Many of us have moms that were hardworking, frugal women who never treated themselves. I understand that many cultures pride themselves on that sort of self-sacrifice but I also think that women need to treat ourselves better. My mom deserves buckets of diamonds and your kids probably feel the same about you!
 
Perhaps you are not feeling that excited about the purchase anymore? That would be OK, too.
 
Revisiting this thread.

My mom always sacrificed for us as you probably do for your kids. My mom went to work full time after my sister (the youngest) went to college so my mom could help pay for our education since my dad didn't make enough for all our expenses plus college (at that time early 80s my sister and I were at Barnard/Columbia where cost was 25k per year including room and board for each of us). Our parents always put us first. Rightly or wrongly as I am not debating that issue now. They wanted to pay for our entire education. I have my own thoughts about that perhaps for another thread.

All this to say self sacrificing moms who give their all to their kids deserve joy too that is separate from their kids well being. You are not sacrificing their well being if you get this upgrade and in fact a happy mom equals happy family IMO. So if you are still on the fence I share this to say get the bling. Wear the bling. Enjoy the bling (if you want the bling). If you are happy and content your kids and dh will be happier too. That is a fact.
 
Being married for 20 years is plenty reason enough to upgrade! You sound very sensible as far as money is concerned, you can afford it, so why not? Don’t feel guilt, as others have said, you’re helping the economy when it really needs it, and you could look at it this way, you’re investing in the future, because one day it’ll be an heirloom that you’ll pass on. That’s my story, and I’m sticking to it :mrgreen:
 
Thank you for all your responses everyone! An update, our 20th anniversary is at the end of September, and my husband FINALLY asked me yesterday, if I started looking at or started gathering ideas for my upgrade, because it is about 3 months out. In my heart I was waiting to hear the go-ahead from him, because this is jewelry piece that celebrates a joint event, and I wanted his involvement, to know that he is okay with me spending on something that only makes ME happy.
We agreed early on in our marriage that I could upgrade at significant anniversaries, I wanted to make sure he is still on board despite the big expenses for our teens. He actually asked to see my ideas and I showed him last night.
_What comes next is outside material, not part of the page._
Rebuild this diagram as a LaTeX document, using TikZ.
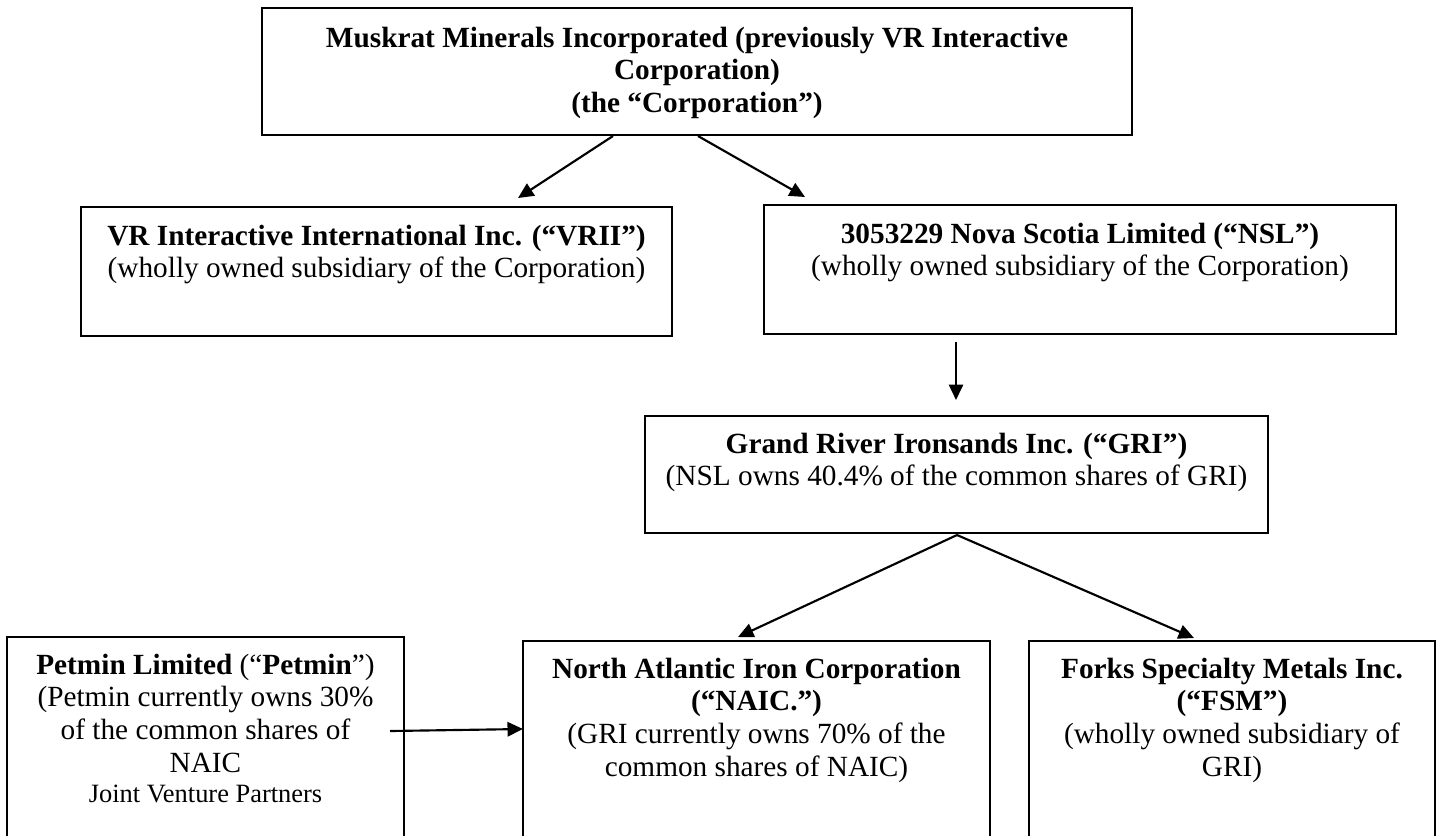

My original ering was a 0.81ct rb, my 10 year upgrade was a 1.81ct rb.....so you guessed it, I would like to upgrade to 2.81ct for my 20th wedding anniversary. I don’t know if I want another rb. Fancy cuts start looking incredible at this size, and so to old cuts because you can really see the faceting. So that is all I’m saying right now :) stay tuned!
 
Happy hunting!
 
Guilt is the most useless feeling.

I don’t do guilt, I try to act ethical. Otherwise just make something right.

Guilt over bling or because the world is going through such bad times? No way!

I want to feed positivity, not negativity. The world and we need more positivity and endorphins now more than ever. The economy needs this too. People need it throughout the chain.

You really deserves this and your DH agrees.It does bring a smile on my face. See? You just did something positive. I am very happy for you guys!